• Goal: Filter the entries and keep only the lines where the string "code" appears.

• Information shown:
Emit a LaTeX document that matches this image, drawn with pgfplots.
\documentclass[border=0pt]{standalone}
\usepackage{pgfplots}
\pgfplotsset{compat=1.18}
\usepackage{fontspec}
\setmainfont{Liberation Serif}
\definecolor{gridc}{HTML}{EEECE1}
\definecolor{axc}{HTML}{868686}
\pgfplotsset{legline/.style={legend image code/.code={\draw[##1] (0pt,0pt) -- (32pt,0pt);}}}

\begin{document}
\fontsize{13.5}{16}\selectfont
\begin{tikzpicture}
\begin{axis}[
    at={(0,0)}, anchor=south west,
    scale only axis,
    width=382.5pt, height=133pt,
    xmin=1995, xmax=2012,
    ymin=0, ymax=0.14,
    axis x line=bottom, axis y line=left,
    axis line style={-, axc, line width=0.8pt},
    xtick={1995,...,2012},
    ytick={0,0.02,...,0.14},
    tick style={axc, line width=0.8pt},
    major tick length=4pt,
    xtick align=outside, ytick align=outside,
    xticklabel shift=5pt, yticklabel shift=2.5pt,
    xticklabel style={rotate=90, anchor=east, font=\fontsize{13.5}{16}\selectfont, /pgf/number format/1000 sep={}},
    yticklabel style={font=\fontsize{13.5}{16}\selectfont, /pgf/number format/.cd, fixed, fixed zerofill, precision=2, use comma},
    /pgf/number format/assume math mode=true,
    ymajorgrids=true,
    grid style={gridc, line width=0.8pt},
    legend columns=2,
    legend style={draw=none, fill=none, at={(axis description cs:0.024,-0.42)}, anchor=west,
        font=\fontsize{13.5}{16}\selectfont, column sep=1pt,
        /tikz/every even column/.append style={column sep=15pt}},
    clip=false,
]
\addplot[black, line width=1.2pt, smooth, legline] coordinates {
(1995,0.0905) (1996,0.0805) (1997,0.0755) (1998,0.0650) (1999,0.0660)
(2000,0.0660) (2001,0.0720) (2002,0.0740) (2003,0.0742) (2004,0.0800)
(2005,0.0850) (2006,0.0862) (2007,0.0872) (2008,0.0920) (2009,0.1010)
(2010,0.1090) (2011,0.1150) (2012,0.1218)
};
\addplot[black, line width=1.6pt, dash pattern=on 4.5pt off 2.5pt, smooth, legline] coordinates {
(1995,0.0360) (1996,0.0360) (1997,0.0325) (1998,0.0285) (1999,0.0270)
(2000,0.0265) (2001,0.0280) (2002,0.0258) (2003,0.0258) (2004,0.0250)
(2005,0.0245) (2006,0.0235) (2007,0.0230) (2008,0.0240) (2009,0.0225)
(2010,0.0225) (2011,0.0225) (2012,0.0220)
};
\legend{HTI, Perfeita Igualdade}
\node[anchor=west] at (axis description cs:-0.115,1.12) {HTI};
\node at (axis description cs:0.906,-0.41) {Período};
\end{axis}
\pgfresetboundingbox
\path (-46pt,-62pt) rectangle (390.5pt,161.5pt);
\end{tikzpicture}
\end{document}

* * *

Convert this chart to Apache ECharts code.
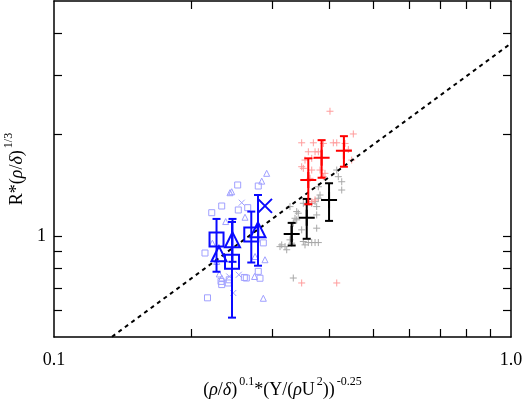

• Solution to this problem:
\pgfplotsset{legline/.style={legend image code/.code={\draw[##1] (0pt,0pt) -- (32pt,0pt);}}}
Convert this chart to Apache ECharts code.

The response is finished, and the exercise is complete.